How do these university impacts compare to physical-capital-based policies?
Our study provides a revealing contrast between the long-run effects of university relocations and two major industrial policies: the 1950s Soviet-assisted "156 Projects" in heavy industries and the 1960s-70s defence-driven "Third Front Movement". Despite enormous state investment in physical capital, both industrial programmes show substantial mean reversion, with targeted areas failing to retain their initial industrial advantages over the long term (Giorcelli and Li 2023, Heblich et al. forthcoming). The university relocations, by contrast, produced benefits that not only persisted but actually grew stronger over time. This pattern aligns with evidence from other historical contexts, including the establishment of US land-grant colleges, suggesting that investments in human capital and knowledge generation create more durable foundations for local economic development than investments in factories and physical infrastructure alone.
Policy implications
Universities can be powerful place-based development tools: The study demonstrates that targeted investments in higher education, especially specialised, STEM-oriented departments, can create long-run agglomeration benefits in technologically related industries.

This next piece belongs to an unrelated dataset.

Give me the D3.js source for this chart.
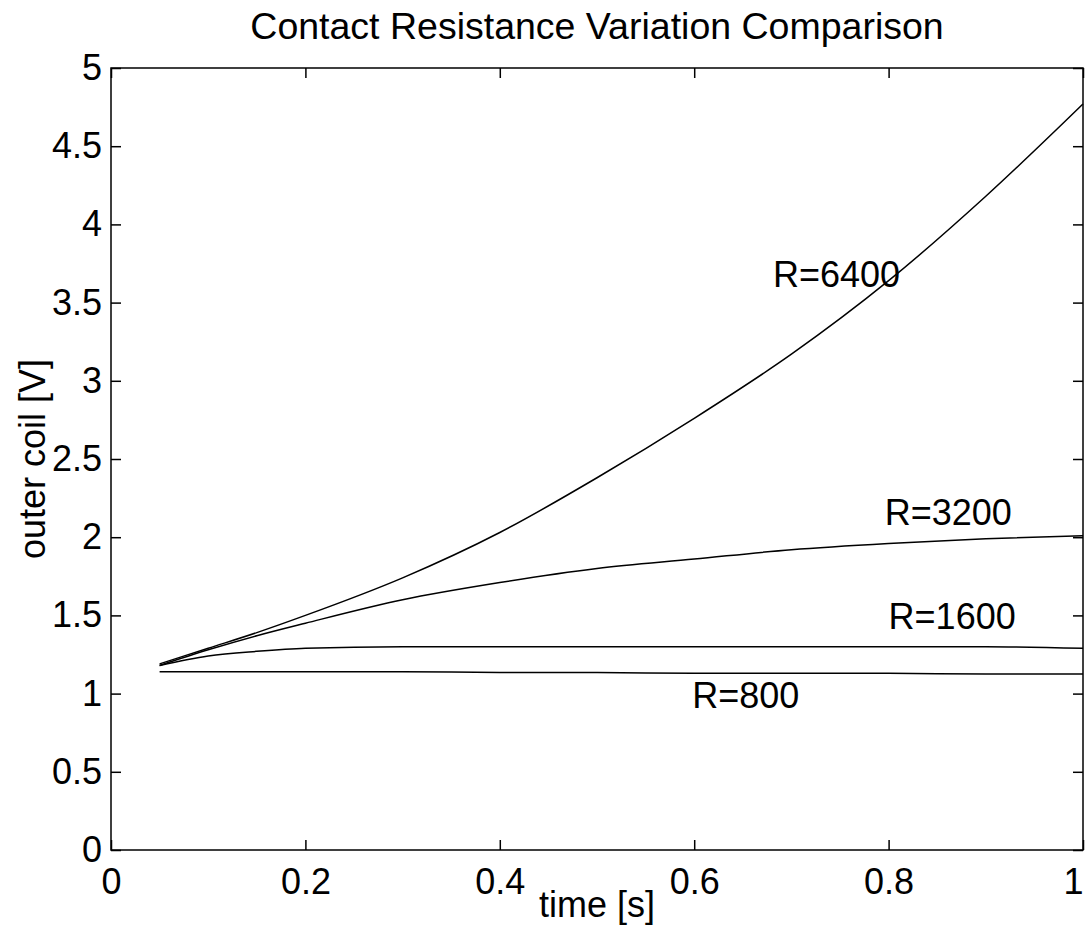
<!DOCTYPE html>
<html>
<head>
<meta charset="utf-8">
<script src="https://cdn.jsdelivr.net/npm/d3@7"></script>
<style>
  body { margin: 0; background: #fff; }
  text { font-family: "Liberation Sans", Arial, Helvetica, sans-serif; }
</style>
</head>
<body>
<div id="chart"></div>
<script>
// values
var times = [0.05, 0.1, 0.15, 0.2, 0.3, 0.4, 0.5, 0.6, 0.7, 0.8, 0.9, 1.0];
var r800  = [1.14, 1.14, 1.14, 1.14, 1.14, 1.135, 1.135, 1.13, 1.13, 1.13, 1.125, 1.125];
var r1600 = [1.18, 1.24, 1.27, 1.29, 1.30, 1.30, 1.30, 1.30, 1.30, 1.30, 1.30, 1.29];
var r3200 = [1.18, 1.28, 1.37, 1.45, 1.60, 1.71, 1.80, 1.86, 1.92, 1.96, 1.99, 2.01];
var r6400 = [1.19, 1.29, 1.39, 1.50, 1.74, 2.03, 2.38, 2.76, 3.17, 3.64, 4.18, 4.77];

var seriesNames = ["R=800", "R=1600", "R=3200", "R=6400"];
// where each curve label sits, in data units (time, volts)
var labelT = [0.598, 0.80, 0.796, 0.681];
var labelV = [0.91, 1.41, 2.08, 3.60];

var xTicks = [0, 0.2, 0.4, 0.6, 0.8, 1];
var yTicks = [0, 0.5, 1, 1.5, 2, 2.5, 3, 3.5, 4, 4.5, 5];

var title = "Contact Resistance Variation Comparison";
var xTitle = "time [s]";
var yTitle = "outer coil [V]";

var margin = { top: 68, right: 3, bottom: 94, left: 111 };
var width = 1086 - margin.left - margin.right;
var height = 944 - margin.top - margin.bottom;

var svg = d3.select("#chart")
  .append("svg")
  .attr("width", 1086)
  .attr("height", 944)
  .append("g")
  .attr("transform", "translate(" + margin.left + "," + margin.top + ")");

var x = d3.scaleLinear().domain([0, 1]).range([0, width]);
var y = d3.scaleLinear().domain([0, 5]).range([height, 0]);

var fmt = d3.format("");

// bottom axis with labels, ticks pointing inward
var xAxis = svg.append("g")
  .attr("transform", "translate(0," + height + ")")
  .call(d3.axisBottom(x).tickValues(xTicks).tickFormat(fmt).tickSizeInner(-10).tickSizeOuter(0).tickPadding(18));

var yAxis = svg.append("g")
  .call(d3.axisLeft(y).tickValues(yTicks).tickFormat(fmt).tickSizeInner(-10).tickSizeOuter(0).tickPadding(9));

// top and right: ticks only
var xTop = svg.append("g")
  .call(d3.axisTop(x).tickValues(xTicks).tickFormat("").tickSizeInner(-10).tickSizeOuter(0));
var yRight = svg.append("g")
  .attr("transform", "translate(" + width + ",0)")
  .call(d3.axisRight(y).tickValues(yTicks).tickFormat("").tickSizeInner(-10).tickSizeOuter(0));

[xAxis, yAxis, xTop, yRight].forEach(function (g) {
  g.select(".domain").remove();
  g.selectAll(".tick line").attr("stroke", "#000").attr("stroke-width", 1.5);
  g.selectAll(".tick text").attr("fill", "#000").style("font-size", "36px");
});

// last x label sits at the page edge, keep it inside
xAxis.selectAll(".tick text")
  .filter(function (d) { return d === 1; })
  .attr("text-anchor", "end");

// box
svg.append("rect")
  .attr("x", 0).attr("y", 0)
  .attr("width", width).attr("height", height)
  .attr("fill", "none")
  .attr("stroke", "#000")
  .attr("stroke-width", 1.5);

var allSeries = [r800, r1600, r3200, r6400];

var line = d3.line()
  .x(function (d, i) { return x(times[i]); })
  .y(function (d) { return y(d); })
  .curve(d3.curveMonotoneX);

allSeries.forEach(function (s) {
  svg.append("path")
    .datum(s)
    .attr("fill", "none")
    .attr("stroke", "#000")
    .attr("stroke-width", 1.5)
    .attr("d", line);
});

seriesNames.forEach(function (name, i) {
  svg.append("text")
    .attr("x", x(labelT[i]))
    .attr("y", y(labelV[i]))
    .style("font-size", "36px")
    .text(name);
});

svg.append("text")
  .attr("x", width / 2)
  .attr("y", 39 - margin.top)
  .attr("text-anchor", "middle")
  .style("font-size", "37.5px")
  .text(title);

svg.append("text")
  .attr("x", width / 2)
  .attr("y", height + 67)
  .attr("text-anchor", "middle")
  .style("font-size", "36px")
  .text(xTitle);

svg.append("text")
  .attr("transform", "translate(" + (45 - margin.left) + "," + (height / 2) + ") rotate(-90)")
  .attr("text-anchor", "middle")
  .style("font-size", "36px")
  .text(yTitle);
</script>
</body>
</html>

But enabling markets is essential: Knowledge spillovers and skilled labour matter only when firms can form, hire, innovate, and compete. China’s experience shows that reforms enabling market entry and labour mobility were key to unlocking the university effects.
Human-capital strategies may outperform physical-capital subsidies: For governments debating whether to subsidise factories or expand higher education capacity, this study offers clear evidence that human capital leaves a more persistent imprint.
References
Fan, J, W Tang, and F Zhang (2026), “Persistent effects of universities on local economic growth: Evidence from China’s policy-induced college relocation in the 1950s,” Journal of Development Economics, 179: 103628.
Giorcelli, M, and B Li (2023), “Technology transfer and early industrial development: Evidence from the Sino-Soviet Alliance,” Unpublished manuscript.
Heblich, S, M Seror, H Xu, and Y Zylbergberg (forthcoming), “Industrial clusters in the long run: Evidence from Million-Rouble plants in China,” Review of Economic Studies.